Из эпштейновской концепции русского постмодерна вытекают и его типологии русской культуры (поиски тернарной модели), и его философские исследования (прежде всего философия возможного), и его растущий с годами интерес к технопоэтике, и его собственные писательские практики. Однако постмодернизм лишь на какое-то время совпал с общей траекторией творчества Эпштейна, явно не исчерпывая всего потенциала его теоретической мысли. Именно поэтому, отталкиваясь от философских постулатов постмодернизма и – прямо или непрямо – опираясь на творческие эксперименты русских писателей и художников, Эпштейн ищет – и находит! – альтернативы или «расширения» постмодернизма, которым он в разные периоды дает разные имена – от новой сентиментальности до искусства и философии потенциации[4]. Главное в этом поиске – стремление выйти за границы, казалось бы, непреодолимых историко-культурных парадигм, поиск «альтернативных культурных ансамблей», по его собственному выражению.
В том, как методично Эпштейн нарушает границы и выходит за рамки существующих дискурсов и дисциплин, чувствуется твердый философский и жизненный принцип. Сам он определяет его как бунт против постмодерного детерминизма, приковывающего личность к предзаданной идентичности, в том числе – культурной: «Разумеется, природная идентичность имеет свою культурную ценность, но если в ней оставаться, приковывать себя к ней цепями „принадлежности“ и „представительства“, она становится тюрьмой. <…> Я согласен признать свою идентичность в начале пути, но не согласен до конца жизни в ней оставаться, определяться в терминах своей расы, нации, класса <…> Культура только потому и имеет какой-то смысл, что она преображает нашу природу, делает нас отступниками своего класса, пола и нации. Для чего я хожу в музеи, смотрю фильмы, читаю книги, наконец, для чего пишу их? Чтобы остаться внутри своей идентичности? Нет, именно для того, чтобы обрести в себе кого-то иного, не-себя, для исторических, даже биологических перевоплощений. Культура – это метампсихоз, переселение души из тела еще при жизни»[5].

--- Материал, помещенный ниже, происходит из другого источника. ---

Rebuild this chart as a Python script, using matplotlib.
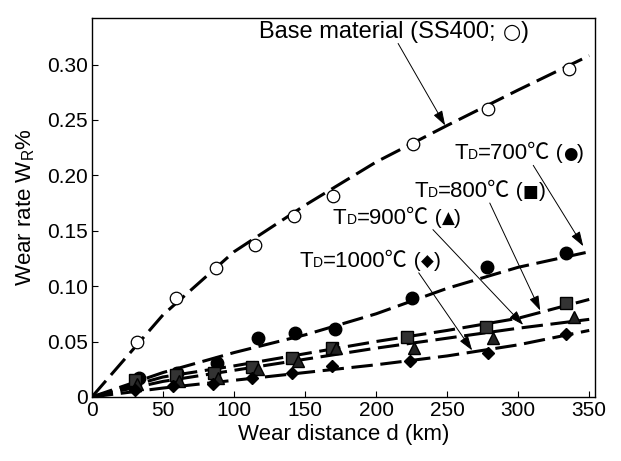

В другом месте Эпштейн напишет: «Мыслитель использует любую систему как средство движения мысли за пределы системы. Мыслительство – это по сути своей инакомыслие, не политического, а наддисциплинарного уровня… Мыслитель ищет и создает проблемы там, где обыденное мышление не видит проблем, а дисциплинарное мышление считает их решенными или неразрешимыми»[6].
Сам Эпштейн – несомненно, мыслитель, и все его творчество – образец «мыслительства».
Из понимания культуры и «мыслительства» как выхода за дискурсивные и дисциплинарные границы – устремленность всего, что Эпштейн пишет и делает, к идеалу транскультуры. Под транскультурой он понимает «раздвижение границ этнических, профессиональных, языковых и других идентичностей на новых уровнях неопределимости и „виртуальности“. Транскультура создает новые идентичности в зоне размытости и интерференции и бросает вызов метафизике самобытности и прерывности, характерной для наций, рас, профессий и других устоявшихся культурных образований…»[7]. Более того: «Транскультура предполагает позицию остранения, „вненаходимости“ по отношению к существующим культурам и процесс преодоления зависимостей от „своей“, „родной“, „врожденной“ культуры. Транскультура выявляет нереализованные возможности, смысловые и знаковые лакуны в культурах и создает новую символическую среду обитания на границах и перекрестках разных культур»[8].
И уж совсем крамольно Эпштейн провозглашает транскультурную «свободу от собственной культуры» в качестве основополагающего экзистенциального права личности. Националист, конечно, увидит здесь апологию эмиграции, но Эпштейн имеет в виду нечто иное, хотя, безусловно, личный опыт эмиграции отразился в его философской программе: «Это совсем не то, что политическое право на свободный выбор места жительства, эмиграцию, пересечение государственных границ. Множество людей, покидающих географическое пространство своей культуры, до конца жизни остаются пленниками ее языка и традиций. Другие переселенцы, отвернувшись от прошлого, становятся пленниками иной, новообретенной культуры. Пожалуй, лишь меньшая часть, приобщаясь к двум или нескольким культурам, сохраняет свободу от каждой из них»[9]. Последняя фраза про «меньшую часть», конечно, относится к самому Эпштейну. К его экзистенциальному и философскому modus vivendi.
4
См. об этом в его книге «Философия возможного: модальности в мышлении и культуре (СПб.: Алетейя, 2001), в «Книге книг», а также в проективных словарях по философии и гуманитарным наукам.